## START
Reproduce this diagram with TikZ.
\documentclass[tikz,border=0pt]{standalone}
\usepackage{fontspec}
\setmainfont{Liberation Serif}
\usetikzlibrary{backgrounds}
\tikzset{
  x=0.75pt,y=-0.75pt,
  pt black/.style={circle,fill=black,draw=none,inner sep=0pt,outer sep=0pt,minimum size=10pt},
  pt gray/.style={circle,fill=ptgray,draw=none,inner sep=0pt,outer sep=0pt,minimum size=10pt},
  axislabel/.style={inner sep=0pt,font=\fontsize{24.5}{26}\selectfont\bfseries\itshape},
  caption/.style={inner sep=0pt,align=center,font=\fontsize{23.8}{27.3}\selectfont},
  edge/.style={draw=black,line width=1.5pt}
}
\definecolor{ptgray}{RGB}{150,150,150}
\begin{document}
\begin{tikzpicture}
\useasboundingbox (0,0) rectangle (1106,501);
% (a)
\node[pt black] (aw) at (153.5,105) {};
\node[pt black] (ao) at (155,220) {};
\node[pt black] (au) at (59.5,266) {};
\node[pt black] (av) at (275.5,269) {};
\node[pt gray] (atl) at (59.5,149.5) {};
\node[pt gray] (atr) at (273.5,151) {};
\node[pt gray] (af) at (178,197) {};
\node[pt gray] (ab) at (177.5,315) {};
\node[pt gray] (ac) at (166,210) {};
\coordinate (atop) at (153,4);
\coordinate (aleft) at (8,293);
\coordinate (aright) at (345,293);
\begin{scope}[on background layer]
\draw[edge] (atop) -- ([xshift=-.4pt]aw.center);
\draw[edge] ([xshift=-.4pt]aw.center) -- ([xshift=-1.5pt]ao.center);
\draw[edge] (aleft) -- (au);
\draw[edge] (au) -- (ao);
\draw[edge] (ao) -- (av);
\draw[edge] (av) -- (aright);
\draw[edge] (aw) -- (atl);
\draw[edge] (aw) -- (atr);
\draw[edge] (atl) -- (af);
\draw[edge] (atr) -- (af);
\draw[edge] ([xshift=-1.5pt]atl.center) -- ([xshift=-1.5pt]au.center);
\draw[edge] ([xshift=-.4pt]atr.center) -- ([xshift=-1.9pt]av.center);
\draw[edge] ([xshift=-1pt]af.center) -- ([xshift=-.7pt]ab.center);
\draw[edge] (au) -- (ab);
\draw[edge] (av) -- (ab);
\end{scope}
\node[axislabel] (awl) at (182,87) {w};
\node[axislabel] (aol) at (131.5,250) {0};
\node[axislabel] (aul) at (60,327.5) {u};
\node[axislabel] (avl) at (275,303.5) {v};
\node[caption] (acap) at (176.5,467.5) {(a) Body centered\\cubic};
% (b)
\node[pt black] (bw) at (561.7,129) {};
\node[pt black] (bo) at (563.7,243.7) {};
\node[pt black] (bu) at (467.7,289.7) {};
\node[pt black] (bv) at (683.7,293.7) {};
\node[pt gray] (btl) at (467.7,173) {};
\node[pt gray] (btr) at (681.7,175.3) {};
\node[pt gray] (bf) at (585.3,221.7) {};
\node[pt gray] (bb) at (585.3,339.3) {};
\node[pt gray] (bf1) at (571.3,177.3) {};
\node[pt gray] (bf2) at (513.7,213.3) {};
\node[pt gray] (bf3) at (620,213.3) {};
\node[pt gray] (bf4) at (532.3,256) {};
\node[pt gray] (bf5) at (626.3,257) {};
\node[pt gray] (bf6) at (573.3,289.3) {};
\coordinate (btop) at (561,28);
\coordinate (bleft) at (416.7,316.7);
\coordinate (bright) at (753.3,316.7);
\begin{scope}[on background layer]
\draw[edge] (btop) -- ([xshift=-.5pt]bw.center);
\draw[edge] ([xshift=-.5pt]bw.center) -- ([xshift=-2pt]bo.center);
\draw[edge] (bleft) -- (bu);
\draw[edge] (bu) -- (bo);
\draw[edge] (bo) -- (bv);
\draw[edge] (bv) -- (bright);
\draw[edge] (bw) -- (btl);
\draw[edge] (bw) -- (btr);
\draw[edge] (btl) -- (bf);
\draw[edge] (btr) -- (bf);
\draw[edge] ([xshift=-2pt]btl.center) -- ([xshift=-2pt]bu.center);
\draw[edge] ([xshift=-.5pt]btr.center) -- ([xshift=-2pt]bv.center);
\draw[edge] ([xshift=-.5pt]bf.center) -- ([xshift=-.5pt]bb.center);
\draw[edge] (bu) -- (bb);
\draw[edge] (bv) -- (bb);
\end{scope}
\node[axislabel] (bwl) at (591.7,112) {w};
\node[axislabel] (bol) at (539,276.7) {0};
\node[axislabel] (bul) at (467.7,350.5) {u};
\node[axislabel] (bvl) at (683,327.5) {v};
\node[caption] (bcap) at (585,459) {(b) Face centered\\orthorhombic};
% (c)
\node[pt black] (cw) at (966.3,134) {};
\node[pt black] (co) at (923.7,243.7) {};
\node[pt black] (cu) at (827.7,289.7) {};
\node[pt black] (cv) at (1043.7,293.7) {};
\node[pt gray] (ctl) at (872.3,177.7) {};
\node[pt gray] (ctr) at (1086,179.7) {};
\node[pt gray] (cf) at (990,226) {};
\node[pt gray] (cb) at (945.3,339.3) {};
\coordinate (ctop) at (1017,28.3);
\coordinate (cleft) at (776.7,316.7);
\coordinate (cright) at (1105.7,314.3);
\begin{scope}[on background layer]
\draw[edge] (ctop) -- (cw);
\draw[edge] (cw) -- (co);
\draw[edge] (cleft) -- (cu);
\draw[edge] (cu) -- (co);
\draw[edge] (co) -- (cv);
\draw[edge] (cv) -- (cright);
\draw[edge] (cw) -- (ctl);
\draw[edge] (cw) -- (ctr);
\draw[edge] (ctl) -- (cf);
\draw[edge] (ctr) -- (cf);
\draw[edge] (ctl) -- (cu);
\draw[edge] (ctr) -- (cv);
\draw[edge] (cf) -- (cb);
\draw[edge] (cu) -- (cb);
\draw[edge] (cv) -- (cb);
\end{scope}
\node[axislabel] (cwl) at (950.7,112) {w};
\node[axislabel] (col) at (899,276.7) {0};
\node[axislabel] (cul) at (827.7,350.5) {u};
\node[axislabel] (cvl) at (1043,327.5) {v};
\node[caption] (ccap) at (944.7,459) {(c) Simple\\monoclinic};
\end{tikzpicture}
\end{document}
## END
● **WHAT IS ASKED**: Quote the whole listing above, leaving nothing out.

● **COMPLETE OUTPUT**:
Reproduce this diagram with TikZ.
\documentclass[tikz,border=0pt]{standalone}
\usepackage{fontspec}
\setmainfont{Liberation Serif}
\usetikzlibrary{backgrounds}
\tikzset{
  x=0.75pt,y=-0.75pt,
  pt black/.style={circle,fill=black,draw=none,inner sep=0pt,outer sep=0pt,minimum size=10pt},
  pt gray/.style={circle,fill=ptgray,draw=none,inner sep=0pt,outer sep=0pt,minimum size=10pt},
  axislabel/.style={inner sep=0pt,font=\fontsize{24.5}{26}\selectfont\bfseries\itshape},
  caption/.style={inner sep=0pt,align=center,font=\fontsize{23.8}{27.3}\selectfont},
  edge/.style={draw=black,line width=1.5pt}
}
\definecolor{ptgray}{RGB}{150,150,150}
\begin{document}
\begin{tikzpicture}
\useasboundingbox (0,0) rectangle (1106,501);
% (a)
\node[pt black] (aw) at (153.5,105) {};
\node[pt black] (ao) at (155,220) {};
\node[pt black] (au) at (59.5,266) {};
\node[pt black] (av) at (275.5,269) {};
\node[pt gray] (atl) at (59.5,149.5) {};
\node[pt gray] (atr) at (273.5,151) {};
\node[pt gray] (af) at (178,197) {};
\node[pt gray] (ab) at (177.5,315) {};
\node[pt gray] (ac) at (166,210) {};
\coordinate (atop) at (153,4);
\coordinate (aleft) at (8,293);
\coordinate (aright) at (345,293);
\begin{scope}[on background layer]
\draw[edge] (atop) -- ([xshift=-.4pt]aw.center);
\draw[edge] ([xshift=-.4pt]aw.center) -- ([xshift=-1.5pt]ao.center);
\draw[edge] (aleft) -- (au);
\draw[edge] (au) -- (ao);
\draw[edge] (ao) -- (av);
\draw[edge] (av) -- (aright);
\draw[edge] (aw) -- (atl);
\draw[edge] (aw) -- (atr);
\draw[edge] (atl) -- (af);
\draw[edge] (atr) -- (af);
\draw[edge] ([xshift=-1.5pt]atl.center) -- ([xshift=-1.5pt]au.center);
\draw[edge] ([xshift=-.4pt]atr.center) -- ([xshift=-1.9pt]av.center);
\draw[edge] ([xshift=-1pt]af.center) -- ([xshift=-.7pt]ab.center);
\draw[edge] (au) -- (ab);
\draw[edge] (av) -- (ab);
\end{scope}
\node[axislabel] (awl) at (182,87) {w};
\node[axislabel] (aol) at (131.5,250) {0};
\node[axislabel] (aul) at (60,327.5) {u};
\node[axislabel] (avl) at (275,303.5) {v};
\node[caption] (acap) at (176.5,467.5) {(a) Body centered\\cubic};
% (b)
\node[pt black] (bw) at (561.7,129) {};
\node[pt black] (bo) at (563.7,243.7) {};
\node[pt black] (bu) at (467.7,289.7) {};
\node[pt black] (bv) at (683.7,293.7) {};
\node[pt gray] (btl) at (467.7,173) {};
\node[pt gray] (btr) at (681.7,175.3) {};
\node[pt gray] (bf) at (585.3,221.7) {};
\node[pt gray] (bb) at (585.3,339.3) {};
\node[pt gray] (bf1) at (571.3,177.3) {};
\node[pt gray] (bf2) at (513.7,213.3) {};
\node[pt gray] (bf3) at (620,213.3) {};
\node[pt gray] (bf4) at (532.3,256) {};
\node[pt gray] (bf5) at (626.3,257) {};
\node[pt gray] (bf6) at (573.3,289.3) {};
\coordinate (btop) at (561,28);
\coordinate (bleft) at (416.7,316.7);
\coordinate (bright) at (753.3,316.7);
\begin{scope}[on background layer]
\draw[edge] (btop) -- ([xshift=-.5pt]bw.center);
\draw[edge] ([xshift=-.5pt]bw.center) -- ([xshift=-2pt]bo.center);
\draw[edge] (bleft) -- (bu);
\draw[edge] (bu) -- (bo);
\draw[edge] (bo) -- (bv);
\draw[edge] (bv) -- (bright);
\draw[edge] (bw) -- (btl);
\draw[edge] (bw) -- (btr);
\draw[edge] (btl) -- (bf);
\draw[edge] (btr) -- (bf);
\draw[edge] ([xshift=-2pt]btl.center) -- ([xshift=-2pt]bu.center);
\draw[edge] ([xshift=-.5pt]btr.center) -- ([xshift=-2pt]bv.center);
\draw[edge] ([xshift=-.5pt]bf.center) -- ([xshift=-.5pt]bb.center);
\draw[edge] (bu) -- (bb);
\draw[edge] (bv) -- (bb);
\end{scope}
\node[axislabel] (bwl) at (591.7,112) {w};
\node[axislabel] (bol) at (539,276.7) {0};
\node[axislabel] (bul) at (467.7,350.5) {u};
\node[axislabel] (bvl) at (683,327.5) {v};
\node[caption] (bcap) at (585,459) {(b) Face centered\\orthorhombic};
% (c)
\node[pt black] (cw) at (966.3,134) {};
\node[pt black] (co) at (923.7,243.7) {};
\node[pt black] (cu) at (827.7,289.7) {};
\node[pt black] (cv) at (1043.7,293.7) {};
\node[pt gray] (ctl) at (872.3,177.7) {};
\node[pt gray] (ctr) at (1086,179.7) {};
\node[pt gray] (cf) at (990,226) {};
\node[pt gray] (cb) at (945.3,339.3) {};
\coordinate (ctop) at (1017,28.3);
\coordinate (cleft) at (776.7,316.7);
\coordinate (cright) at (1105.7,314.3);
\begin{scope}[on background layer]
\draw[edge] (ctop) -- (cw);
\draw[edge] (cw) -- (co);
\draw[edge] (cleft) -- (cu);
\draw[edge] (cu) -- (co);
\draw[edge] (co) -- (cv);
\draw[edge] (cv) -- (cright);
\draw[edge] (cw) -- (ctl);
\draw[edge] (cw) -- (ctr);
\draw[edge] (ctl) -- (cf);
\draw[edge] (ctr) -- (cf);
\draw[edge] (ctl) -- (cu);
\draw[edge] (ctr) -- (cv);
\draw[edge] (cf) -- (cb);
\draw[edge] (cu) -- (cb);
\draw[edge] (cv) -- (cb);
\end{scope}
\node[axislabel] (cwl) at (950.7,112) {w};
\node[axislabel] (col) at (899,276.7) {0};
\node[axislabel] (cul) at (827.7,350.5) {u};
\node[axislabel] (cvl) at (1043,327.5) {v};
\node[caption] (ccap) at (944.7,459) {(c) Simple\\monoclinic};
\end{tikzpicture}
\end{document}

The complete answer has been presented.